[GIVEN EXERCISE]
Print the listing as it stands, omitting all images.

.....

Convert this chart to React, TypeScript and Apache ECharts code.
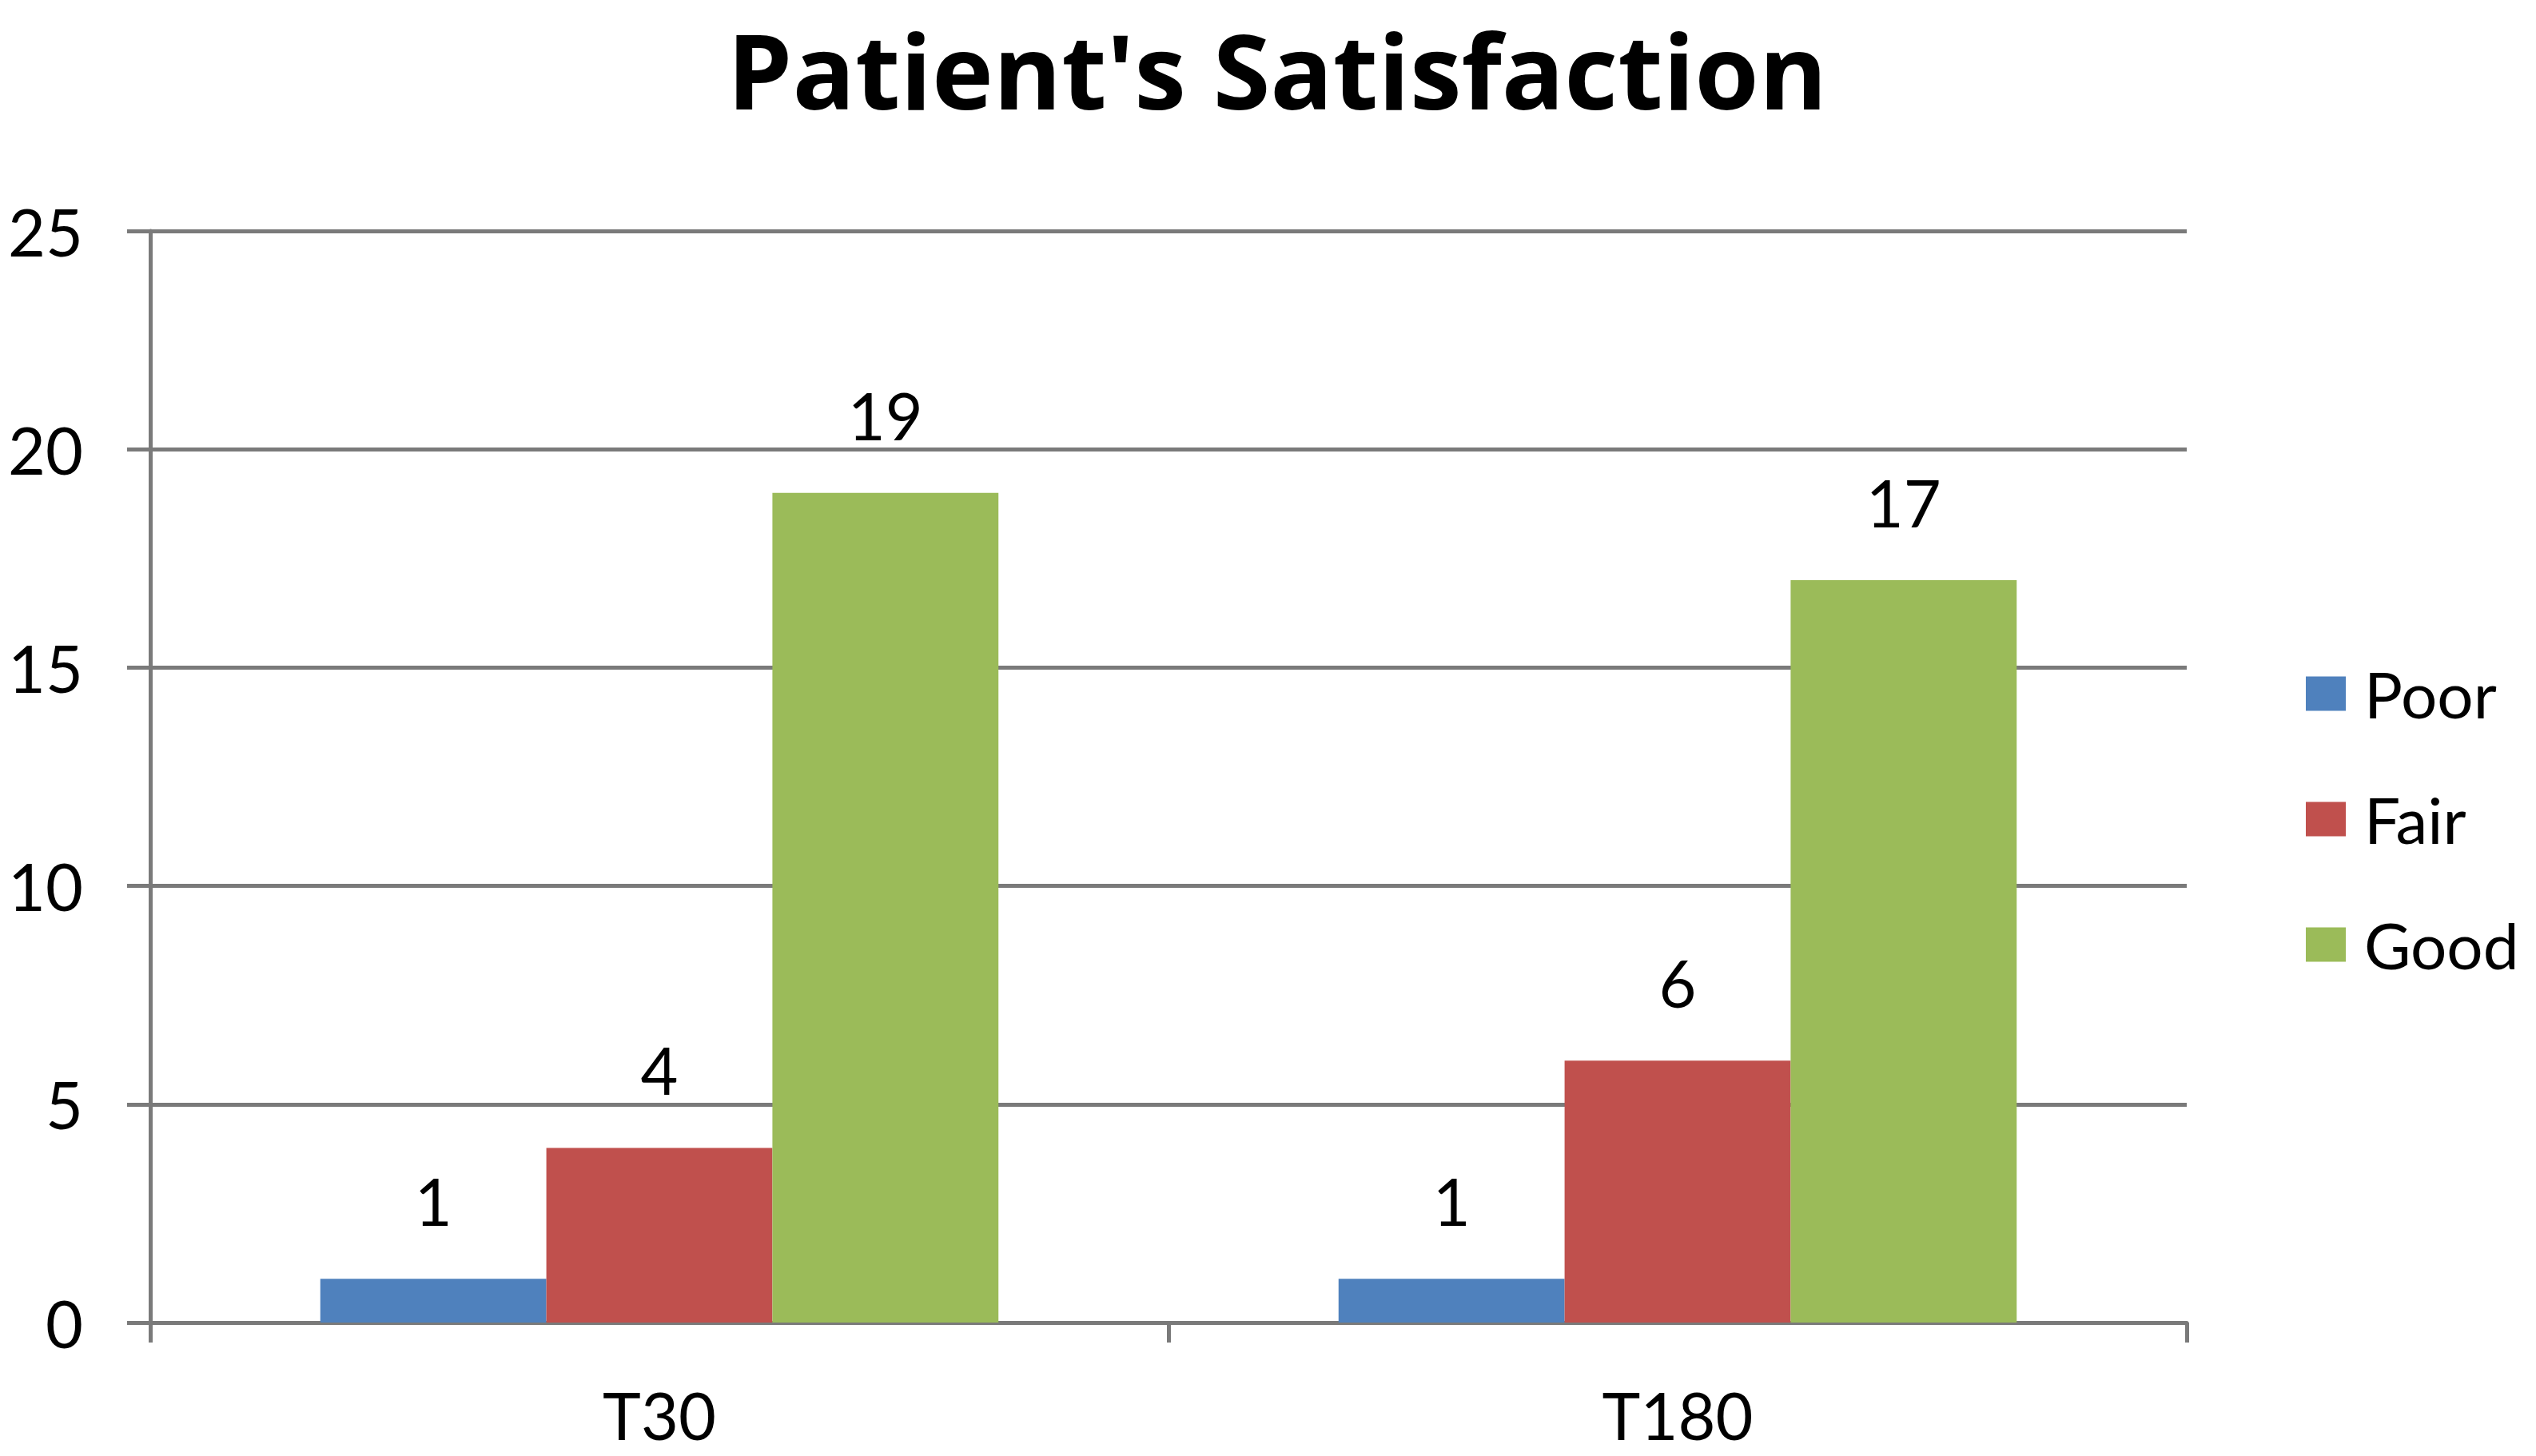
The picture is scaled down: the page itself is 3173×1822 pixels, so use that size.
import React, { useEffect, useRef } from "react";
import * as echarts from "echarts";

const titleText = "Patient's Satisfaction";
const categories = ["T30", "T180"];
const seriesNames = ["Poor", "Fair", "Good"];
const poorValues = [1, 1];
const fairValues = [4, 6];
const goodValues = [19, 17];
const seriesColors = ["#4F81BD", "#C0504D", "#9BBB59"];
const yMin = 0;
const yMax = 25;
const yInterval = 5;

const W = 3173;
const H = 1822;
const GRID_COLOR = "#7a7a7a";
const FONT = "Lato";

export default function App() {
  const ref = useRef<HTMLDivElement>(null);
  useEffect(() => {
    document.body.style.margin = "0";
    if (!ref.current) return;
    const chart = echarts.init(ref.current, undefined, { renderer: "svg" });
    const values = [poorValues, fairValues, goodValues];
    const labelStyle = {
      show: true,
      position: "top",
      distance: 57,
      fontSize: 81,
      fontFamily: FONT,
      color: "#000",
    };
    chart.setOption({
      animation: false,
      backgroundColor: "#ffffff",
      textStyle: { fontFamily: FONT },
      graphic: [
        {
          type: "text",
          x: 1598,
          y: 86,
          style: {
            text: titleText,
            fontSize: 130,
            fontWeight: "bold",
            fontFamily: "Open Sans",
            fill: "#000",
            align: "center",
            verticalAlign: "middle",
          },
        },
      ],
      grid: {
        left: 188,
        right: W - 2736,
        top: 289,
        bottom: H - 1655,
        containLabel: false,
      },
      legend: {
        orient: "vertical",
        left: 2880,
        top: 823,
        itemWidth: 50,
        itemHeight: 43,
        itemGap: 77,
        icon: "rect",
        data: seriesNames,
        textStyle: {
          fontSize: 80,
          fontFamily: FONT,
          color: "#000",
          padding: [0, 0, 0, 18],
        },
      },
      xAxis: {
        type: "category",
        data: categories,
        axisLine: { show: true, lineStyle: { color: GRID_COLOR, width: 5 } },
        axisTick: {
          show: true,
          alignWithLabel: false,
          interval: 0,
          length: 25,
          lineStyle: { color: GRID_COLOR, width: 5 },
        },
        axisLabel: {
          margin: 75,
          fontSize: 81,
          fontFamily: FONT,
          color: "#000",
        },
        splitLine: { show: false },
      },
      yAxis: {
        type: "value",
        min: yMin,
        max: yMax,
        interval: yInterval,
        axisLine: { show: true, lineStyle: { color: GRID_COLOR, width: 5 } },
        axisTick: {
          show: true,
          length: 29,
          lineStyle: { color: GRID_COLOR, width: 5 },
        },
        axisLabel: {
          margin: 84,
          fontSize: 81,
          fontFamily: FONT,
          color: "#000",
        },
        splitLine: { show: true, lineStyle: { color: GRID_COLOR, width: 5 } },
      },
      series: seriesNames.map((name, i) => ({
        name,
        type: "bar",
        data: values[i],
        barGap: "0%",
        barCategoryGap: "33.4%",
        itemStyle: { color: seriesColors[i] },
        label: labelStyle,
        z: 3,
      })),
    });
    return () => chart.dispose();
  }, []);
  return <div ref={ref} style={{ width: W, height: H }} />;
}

.....

[TASK RESPONSE]
Convert this chart to React, TypeScript and Apache ECharts code.
The picture is scaled down: the page itself is 3173×1822 pixels, so use that size.
import React, { useEffect, useRef } from "react";
import * as echarts from "echarts";

const titleText = "Patient's Satisfaction";
const categories = ["T30", "T180"];
const seriesNames = ["Poor", "Fair", "Good"];
const poorValues = [1, 1];
const fairValues = [4, 6];
const goodValues = [19, 17];
const seriesColors = ["#4F81BD", "#C0504D", "#9BBB59"];
const yMin = 0;
const yMax = 25;
const yInterval = 5;

const W = 3173;
const H = 1822;
const GRID_COLOR = "#7a7a7a";
const FONT = "Lato";

export default function App() {
  const ref = useRef<HTMLDivElement>(null);
  useEffect(() => {
    document.body.style.margin = "0";
    if (!ref.current) return;
    const chart = echarts.init(ref.current, undefined, { renderer: "svg" });
    const values = [poorValues, fairValues, goodValues];
    const labelStyle = {
      show: true,
      position: "top",
      distance: 57,
      fontSize: 81,
      fontFamily: FONT,
      color: "#000",
    };
    chart.setOption({
      animation: false,
      backgroundColor: "#ffffff",
      textStyle: { fontFamily: FONT },
      graphic: [
        {
          type: "text",
          x: 1598,
          y: 86,
          style: {
            text: titleText,
            fontSize: 130,
            fontWeight: "bold",
            fontFamily: "Open Sans",
            fill: "#000",
            align: "center",
            verticalAlign: "middle",
          },
        },
      ],
      grid: {
        left: 188,
        right: W - 2736,
        top: 289,
        bottom: H - 1655,
        containLabel: false,
      },
      legend: {
        orient: "vertical",
        left: 2880,
        top: 823,
        itemWidth: 50,
        itemHeight: 43,
        itemGap: 77,
        icon: "rect",
        data: seriesNames,
        textStyle: {
          fontSize: 80,
          fontFamily: FONT,
          color: "#000",
          padding: [0, 0, 0, 18],
        },
      },
      xAxis: {
        type: "category",
        data: categories,
        axisLine: { show: true, lineStyle: { color: GRID_COLOR, width: 5 } },
        axisTick: {
          show: true,
          alignWithLabel: false,
          interval: 0,
          length: 25,
          lineStyle: { color: GRID_COLOR, width: 5 },
        },
        axisLabel: {
          margin: 75,
          fontSize: 81,
          fontFamily: FONT,
          color: "#000",
        },
        splitLine: { show: false },
      },
      yAxis: {
        type: "value",
        min: yMin,
        max: yMax,
        interval: yInterval,
        axisLine: { show: true, lineStyle: { color: GRID_COLOR, width: 5 } },
        axisTick: {
          show: true,
          length: 29,
          lineStyle: { color: GRID_COLOR, width: 5 },
        },
        axisLabel: {
          margin: 84,
          fontSize: 81,
          fontFamily: FONT,
          color: "#000",
        },
        splitLine: { show: true, lineStyle: { color: GRID_COLOR, width: 5 } },
      },
      series: seriesNames.map((name, i) => ({
        name,
        type: "bar",
        data: values[i],
        barGap: "0%",
        barCategoryGap: "33.4%",
        itemStyle: { color: seriesColors[i] },
        label: labelStyle,
        z: 3,
      })),
    });
    return () => chart.dispose();
  }, []);
  return <div ref={ref} style={{ width: W, height: H }} />;
}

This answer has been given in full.